DO THIS
Collect every line of the records below that contains the word "React".

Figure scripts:
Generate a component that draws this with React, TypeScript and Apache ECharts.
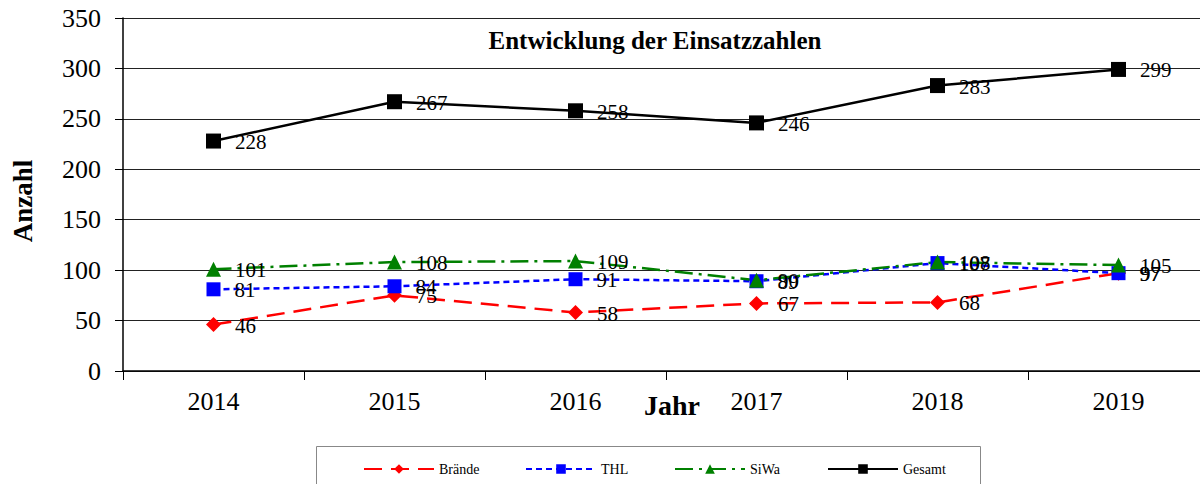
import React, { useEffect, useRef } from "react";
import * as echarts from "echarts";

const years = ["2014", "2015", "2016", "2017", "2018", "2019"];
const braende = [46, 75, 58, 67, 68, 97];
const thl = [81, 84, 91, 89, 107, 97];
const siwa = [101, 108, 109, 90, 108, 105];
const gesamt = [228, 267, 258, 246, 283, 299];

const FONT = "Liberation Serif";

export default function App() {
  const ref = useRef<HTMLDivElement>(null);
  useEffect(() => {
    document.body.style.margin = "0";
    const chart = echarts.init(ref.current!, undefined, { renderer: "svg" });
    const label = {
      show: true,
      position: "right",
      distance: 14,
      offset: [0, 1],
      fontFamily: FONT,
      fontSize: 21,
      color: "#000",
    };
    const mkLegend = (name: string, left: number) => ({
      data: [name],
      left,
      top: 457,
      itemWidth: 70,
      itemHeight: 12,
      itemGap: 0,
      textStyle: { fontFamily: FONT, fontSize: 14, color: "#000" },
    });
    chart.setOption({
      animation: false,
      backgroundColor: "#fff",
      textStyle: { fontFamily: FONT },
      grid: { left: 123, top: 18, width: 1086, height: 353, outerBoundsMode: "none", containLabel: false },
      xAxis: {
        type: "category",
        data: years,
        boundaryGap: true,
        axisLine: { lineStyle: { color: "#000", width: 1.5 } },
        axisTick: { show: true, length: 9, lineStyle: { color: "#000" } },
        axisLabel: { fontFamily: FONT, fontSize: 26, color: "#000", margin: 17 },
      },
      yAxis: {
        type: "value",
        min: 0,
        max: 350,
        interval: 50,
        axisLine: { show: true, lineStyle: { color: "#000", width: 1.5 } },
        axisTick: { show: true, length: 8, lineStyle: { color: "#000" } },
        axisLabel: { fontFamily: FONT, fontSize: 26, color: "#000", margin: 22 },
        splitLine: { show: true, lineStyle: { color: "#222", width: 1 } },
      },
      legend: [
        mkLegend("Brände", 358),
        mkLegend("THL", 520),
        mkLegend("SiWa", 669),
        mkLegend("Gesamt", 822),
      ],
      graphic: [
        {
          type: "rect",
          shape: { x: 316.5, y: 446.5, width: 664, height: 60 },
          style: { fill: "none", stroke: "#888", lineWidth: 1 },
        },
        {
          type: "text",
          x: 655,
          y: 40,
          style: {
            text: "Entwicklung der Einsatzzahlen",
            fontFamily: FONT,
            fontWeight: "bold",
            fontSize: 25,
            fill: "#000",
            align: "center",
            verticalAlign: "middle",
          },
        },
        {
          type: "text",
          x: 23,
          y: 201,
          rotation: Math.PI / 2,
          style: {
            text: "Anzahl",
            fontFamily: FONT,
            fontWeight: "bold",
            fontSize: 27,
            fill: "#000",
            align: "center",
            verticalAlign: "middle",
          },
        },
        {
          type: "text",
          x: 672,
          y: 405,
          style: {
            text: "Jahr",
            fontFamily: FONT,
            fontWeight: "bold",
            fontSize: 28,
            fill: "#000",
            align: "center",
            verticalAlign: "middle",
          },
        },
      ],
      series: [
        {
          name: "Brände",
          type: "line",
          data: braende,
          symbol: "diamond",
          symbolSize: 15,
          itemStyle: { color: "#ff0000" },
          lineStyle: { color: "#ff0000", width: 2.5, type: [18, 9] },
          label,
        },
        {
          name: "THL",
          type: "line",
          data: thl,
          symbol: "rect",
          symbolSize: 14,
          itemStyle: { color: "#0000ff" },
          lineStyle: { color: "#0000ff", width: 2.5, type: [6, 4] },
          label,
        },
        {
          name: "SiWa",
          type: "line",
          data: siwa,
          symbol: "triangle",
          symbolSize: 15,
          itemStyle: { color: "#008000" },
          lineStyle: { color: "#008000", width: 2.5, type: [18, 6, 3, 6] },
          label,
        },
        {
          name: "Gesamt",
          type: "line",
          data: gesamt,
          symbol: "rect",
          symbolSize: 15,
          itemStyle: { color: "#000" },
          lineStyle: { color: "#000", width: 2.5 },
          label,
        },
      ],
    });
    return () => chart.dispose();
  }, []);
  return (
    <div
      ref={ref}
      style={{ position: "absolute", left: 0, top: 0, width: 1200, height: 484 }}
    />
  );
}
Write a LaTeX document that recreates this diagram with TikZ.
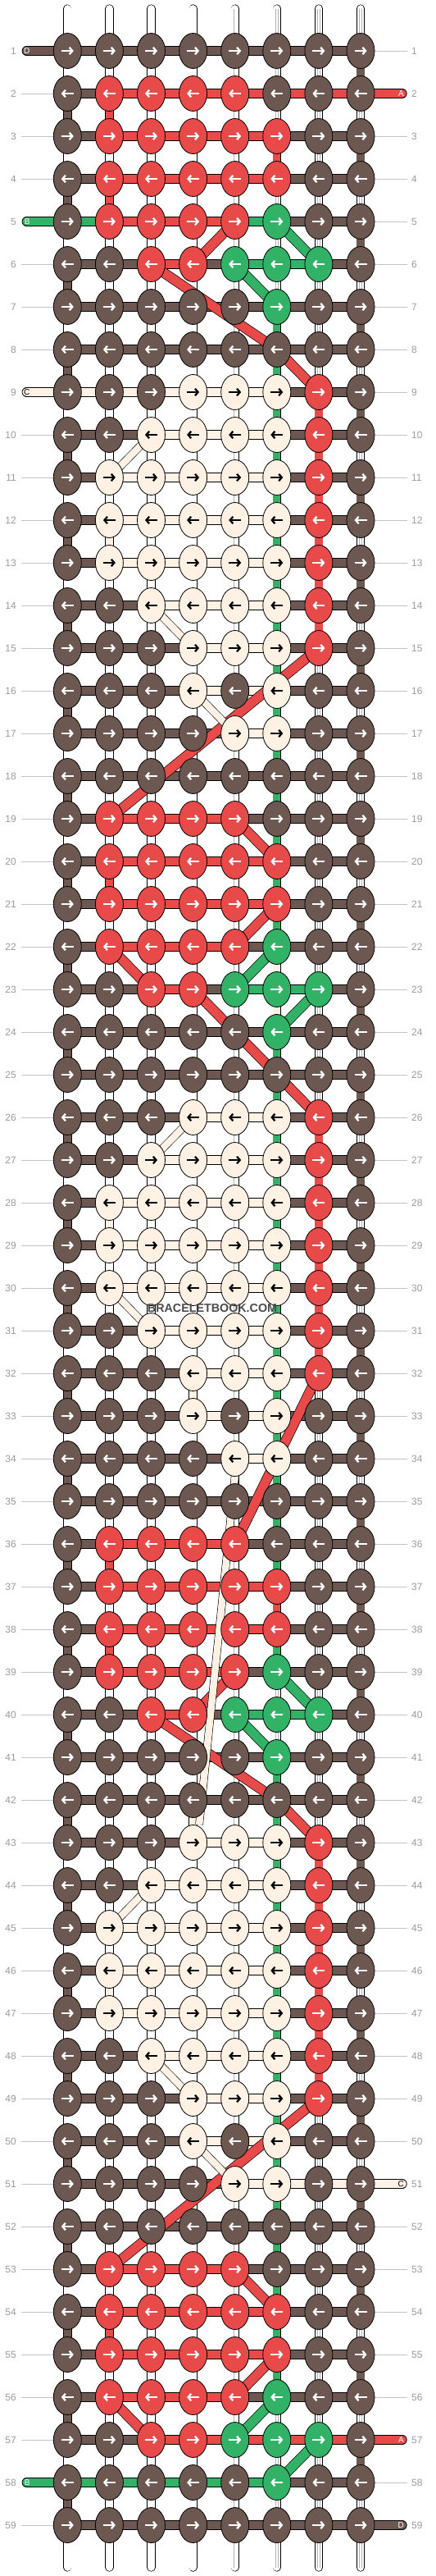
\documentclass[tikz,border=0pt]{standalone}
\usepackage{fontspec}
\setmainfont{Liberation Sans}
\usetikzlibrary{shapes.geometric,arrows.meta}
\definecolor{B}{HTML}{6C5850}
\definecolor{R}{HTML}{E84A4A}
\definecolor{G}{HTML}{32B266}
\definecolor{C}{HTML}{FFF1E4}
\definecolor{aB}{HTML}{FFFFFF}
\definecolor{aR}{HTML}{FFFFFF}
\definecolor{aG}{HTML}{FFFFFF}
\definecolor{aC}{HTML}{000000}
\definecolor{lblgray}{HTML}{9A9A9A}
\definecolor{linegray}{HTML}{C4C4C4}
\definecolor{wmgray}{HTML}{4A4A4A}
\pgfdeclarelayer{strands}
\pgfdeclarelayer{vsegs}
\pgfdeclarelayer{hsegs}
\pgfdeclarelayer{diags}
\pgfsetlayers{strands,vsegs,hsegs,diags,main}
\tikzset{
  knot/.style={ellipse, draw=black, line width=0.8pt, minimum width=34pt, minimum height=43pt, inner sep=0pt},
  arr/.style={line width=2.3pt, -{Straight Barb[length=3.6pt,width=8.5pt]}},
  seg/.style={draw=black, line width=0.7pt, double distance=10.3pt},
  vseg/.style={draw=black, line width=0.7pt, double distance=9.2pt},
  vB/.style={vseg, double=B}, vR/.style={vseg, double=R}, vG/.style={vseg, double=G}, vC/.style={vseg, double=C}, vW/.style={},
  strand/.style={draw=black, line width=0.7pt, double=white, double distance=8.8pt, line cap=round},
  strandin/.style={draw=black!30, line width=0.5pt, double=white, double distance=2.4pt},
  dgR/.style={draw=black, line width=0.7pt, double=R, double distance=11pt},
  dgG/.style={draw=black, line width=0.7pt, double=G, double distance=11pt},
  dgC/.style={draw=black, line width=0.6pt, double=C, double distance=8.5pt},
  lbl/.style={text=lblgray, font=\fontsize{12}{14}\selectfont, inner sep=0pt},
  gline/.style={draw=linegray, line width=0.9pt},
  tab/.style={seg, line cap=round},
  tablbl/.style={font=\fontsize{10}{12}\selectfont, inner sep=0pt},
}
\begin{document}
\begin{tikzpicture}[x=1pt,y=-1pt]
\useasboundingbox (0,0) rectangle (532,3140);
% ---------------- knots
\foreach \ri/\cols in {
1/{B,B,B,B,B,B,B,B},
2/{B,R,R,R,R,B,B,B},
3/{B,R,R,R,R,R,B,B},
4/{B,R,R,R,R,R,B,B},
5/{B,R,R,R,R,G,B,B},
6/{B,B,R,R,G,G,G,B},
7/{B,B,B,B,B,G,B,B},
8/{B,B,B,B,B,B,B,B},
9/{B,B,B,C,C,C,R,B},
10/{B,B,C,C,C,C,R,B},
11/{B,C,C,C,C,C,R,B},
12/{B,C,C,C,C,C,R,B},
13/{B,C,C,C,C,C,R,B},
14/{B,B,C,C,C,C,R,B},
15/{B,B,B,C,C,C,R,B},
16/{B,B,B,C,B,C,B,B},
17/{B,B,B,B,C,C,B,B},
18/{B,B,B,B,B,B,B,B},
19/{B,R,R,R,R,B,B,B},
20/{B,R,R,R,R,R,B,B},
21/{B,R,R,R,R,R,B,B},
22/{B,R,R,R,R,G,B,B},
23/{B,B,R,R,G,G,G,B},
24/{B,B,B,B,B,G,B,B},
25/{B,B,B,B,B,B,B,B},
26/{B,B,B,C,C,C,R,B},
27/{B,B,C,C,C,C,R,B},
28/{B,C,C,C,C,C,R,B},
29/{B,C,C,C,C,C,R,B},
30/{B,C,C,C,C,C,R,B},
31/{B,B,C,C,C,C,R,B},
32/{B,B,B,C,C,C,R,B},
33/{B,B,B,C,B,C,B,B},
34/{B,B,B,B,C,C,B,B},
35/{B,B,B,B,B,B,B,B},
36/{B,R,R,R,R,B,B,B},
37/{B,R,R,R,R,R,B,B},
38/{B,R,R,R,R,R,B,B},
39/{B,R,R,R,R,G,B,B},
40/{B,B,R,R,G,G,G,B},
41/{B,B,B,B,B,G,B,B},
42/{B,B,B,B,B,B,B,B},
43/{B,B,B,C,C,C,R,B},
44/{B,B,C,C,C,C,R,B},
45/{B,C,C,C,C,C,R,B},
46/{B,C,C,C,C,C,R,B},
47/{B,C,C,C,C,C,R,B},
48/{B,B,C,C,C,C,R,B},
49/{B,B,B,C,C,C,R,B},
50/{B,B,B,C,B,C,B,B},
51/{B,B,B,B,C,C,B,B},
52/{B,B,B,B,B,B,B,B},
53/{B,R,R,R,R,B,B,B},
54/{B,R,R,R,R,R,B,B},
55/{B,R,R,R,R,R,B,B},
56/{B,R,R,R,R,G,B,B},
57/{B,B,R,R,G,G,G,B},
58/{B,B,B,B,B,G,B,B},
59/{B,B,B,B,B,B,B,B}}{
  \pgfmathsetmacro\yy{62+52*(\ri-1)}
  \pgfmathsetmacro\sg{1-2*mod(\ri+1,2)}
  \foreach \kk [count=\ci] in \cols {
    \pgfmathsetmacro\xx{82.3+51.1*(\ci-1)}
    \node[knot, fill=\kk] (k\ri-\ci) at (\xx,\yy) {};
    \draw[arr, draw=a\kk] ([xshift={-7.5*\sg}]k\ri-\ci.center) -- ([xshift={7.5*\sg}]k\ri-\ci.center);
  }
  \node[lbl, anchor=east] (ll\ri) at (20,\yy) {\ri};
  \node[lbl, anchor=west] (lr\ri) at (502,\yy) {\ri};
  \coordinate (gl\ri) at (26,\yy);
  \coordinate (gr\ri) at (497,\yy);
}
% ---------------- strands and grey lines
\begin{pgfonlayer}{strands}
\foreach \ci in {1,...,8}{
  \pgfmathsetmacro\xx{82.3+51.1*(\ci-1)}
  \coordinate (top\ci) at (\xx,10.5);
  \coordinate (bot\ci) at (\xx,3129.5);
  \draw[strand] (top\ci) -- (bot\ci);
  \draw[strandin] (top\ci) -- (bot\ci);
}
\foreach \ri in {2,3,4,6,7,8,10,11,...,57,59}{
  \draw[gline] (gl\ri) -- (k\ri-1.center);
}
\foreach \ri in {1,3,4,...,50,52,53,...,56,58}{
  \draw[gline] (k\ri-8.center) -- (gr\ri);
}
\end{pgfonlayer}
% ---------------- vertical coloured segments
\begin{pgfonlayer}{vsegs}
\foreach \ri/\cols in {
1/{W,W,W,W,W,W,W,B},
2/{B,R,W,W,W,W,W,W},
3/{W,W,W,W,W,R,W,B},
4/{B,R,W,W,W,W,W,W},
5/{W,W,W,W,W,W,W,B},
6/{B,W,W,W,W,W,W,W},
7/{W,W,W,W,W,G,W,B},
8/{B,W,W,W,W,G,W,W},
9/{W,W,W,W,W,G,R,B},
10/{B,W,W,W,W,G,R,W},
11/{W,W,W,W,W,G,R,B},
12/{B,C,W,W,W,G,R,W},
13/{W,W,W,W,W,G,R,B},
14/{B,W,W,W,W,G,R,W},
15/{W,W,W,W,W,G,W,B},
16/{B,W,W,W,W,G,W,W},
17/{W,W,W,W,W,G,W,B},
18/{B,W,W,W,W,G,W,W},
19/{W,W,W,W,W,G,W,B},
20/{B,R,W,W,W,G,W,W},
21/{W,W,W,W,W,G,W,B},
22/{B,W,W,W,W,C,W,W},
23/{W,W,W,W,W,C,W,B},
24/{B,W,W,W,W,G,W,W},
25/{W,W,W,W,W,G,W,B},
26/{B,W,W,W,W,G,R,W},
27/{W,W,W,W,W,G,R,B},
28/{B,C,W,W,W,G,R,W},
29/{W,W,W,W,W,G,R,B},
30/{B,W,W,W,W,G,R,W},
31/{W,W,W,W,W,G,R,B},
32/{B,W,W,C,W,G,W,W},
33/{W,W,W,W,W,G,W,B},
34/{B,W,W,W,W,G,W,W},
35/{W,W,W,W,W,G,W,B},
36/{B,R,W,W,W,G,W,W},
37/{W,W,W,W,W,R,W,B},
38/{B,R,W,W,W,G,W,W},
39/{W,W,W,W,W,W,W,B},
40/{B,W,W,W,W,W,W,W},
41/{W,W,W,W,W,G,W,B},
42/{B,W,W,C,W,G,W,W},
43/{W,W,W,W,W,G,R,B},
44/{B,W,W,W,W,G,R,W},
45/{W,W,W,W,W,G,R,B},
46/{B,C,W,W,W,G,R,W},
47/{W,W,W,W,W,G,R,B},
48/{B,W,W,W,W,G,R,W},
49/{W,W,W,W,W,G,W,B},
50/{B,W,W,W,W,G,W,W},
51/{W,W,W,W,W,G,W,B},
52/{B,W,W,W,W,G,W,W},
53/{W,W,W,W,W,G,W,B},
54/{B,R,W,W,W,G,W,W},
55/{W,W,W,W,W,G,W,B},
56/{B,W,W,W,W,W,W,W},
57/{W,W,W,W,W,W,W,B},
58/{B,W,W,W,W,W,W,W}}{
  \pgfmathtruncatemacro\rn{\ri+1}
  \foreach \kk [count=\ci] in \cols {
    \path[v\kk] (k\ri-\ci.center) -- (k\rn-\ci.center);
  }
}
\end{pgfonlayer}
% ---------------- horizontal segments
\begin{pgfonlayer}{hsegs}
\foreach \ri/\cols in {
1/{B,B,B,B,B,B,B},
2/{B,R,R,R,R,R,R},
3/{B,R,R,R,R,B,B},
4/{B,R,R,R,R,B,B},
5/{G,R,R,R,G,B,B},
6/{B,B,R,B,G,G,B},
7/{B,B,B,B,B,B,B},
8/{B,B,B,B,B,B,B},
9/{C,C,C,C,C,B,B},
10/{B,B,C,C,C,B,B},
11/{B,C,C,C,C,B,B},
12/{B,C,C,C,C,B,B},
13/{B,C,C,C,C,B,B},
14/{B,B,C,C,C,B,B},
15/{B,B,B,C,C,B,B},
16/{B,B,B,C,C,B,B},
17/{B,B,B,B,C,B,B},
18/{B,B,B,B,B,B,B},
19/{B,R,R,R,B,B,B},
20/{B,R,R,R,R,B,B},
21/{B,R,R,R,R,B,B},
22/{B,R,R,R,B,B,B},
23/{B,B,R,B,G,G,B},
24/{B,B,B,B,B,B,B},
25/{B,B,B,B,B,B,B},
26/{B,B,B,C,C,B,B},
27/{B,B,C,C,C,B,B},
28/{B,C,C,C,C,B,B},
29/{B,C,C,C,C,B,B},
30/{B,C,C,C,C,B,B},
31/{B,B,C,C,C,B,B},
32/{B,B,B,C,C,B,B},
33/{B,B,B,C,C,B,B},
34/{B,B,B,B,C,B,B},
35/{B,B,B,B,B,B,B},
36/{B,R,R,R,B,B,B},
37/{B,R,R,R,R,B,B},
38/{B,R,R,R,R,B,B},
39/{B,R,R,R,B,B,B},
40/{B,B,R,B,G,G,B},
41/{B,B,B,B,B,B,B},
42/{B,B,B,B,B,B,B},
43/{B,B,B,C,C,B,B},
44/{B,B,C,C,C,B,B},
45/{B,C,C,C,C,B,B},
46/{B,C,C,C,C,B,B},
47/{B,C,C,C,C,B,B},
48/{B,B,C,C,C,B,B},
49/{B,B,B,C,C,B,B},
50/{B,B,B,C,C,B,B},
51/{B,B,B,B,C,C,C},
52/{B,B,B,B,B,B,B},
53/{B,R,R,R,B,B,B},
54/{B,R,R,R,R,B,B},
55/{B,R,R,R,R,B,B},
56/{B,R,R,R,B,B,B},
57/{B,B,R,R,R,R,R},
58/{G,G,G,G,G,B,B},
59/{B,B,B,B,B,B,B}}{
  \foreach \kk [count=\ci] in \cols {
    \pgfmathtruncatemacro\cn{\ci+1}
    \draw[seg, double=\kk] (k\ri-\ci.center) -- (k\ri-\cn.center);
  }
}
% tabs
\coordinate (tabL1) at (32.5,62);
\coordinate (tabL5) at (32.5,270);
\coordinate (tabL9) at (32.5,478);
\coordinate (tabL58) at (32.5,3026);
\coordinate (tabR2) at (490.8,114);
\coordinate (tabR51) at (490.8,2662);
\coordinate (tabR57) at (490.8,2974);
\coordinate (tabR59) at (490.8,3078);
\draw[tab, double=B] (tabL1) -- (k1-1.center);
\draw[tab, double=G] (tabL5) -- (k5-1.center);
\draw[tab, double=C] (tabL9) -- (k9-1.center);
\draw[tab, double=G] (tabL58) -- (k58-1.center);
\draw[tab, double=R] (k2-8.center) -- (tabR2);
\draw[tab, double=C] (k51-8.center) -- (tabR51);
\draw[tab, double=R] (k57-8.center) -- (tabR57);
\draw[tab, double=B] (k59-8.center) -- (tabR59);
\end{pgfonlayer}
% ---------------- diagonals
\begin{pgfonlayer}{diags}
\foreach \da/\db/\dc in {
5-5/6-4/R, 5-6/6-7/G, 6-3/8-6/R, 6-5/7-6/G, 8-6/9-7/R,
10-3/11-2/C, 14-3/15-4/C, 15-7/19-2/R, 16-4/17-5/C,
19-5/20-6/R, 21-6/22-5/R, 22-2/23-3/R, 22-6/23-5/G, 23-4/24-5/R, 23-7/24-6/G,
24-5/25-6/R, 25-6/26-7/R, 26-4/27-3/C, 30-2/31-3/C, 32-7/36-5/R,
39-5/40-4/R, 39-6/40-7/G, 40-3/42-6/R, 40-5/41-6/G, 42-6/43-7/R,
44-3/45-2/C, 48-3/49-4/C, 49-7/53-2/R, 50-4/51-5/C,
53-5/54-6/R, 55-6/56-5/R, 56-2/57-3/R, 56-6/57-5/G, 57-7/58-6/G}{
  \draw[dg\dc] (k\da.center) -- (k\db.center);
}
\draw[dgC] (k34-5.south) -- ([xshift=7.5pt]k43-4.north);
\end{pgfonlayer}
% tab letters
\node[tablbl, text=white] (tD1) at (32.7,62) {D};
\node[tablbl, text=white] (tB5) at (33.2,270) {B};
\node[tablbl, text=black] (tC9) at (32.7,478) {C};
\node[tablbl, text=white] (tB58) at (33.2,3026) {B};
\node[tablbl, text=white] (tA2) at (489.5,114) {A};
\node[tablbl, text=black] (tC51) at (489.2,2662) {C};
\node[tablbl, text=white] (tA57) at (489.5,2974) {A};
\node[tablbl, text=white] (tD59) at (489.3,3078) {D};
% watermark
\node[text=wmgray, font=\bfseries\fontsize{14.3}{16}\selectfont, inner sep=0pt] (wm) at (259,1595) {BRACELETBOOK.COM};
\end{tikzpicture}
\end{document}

SOLUTION TO THIS TASK
Generate a component that draws this with React, TypeScript and Apache ECharts.
import React, { useEffect, useRef } from "react";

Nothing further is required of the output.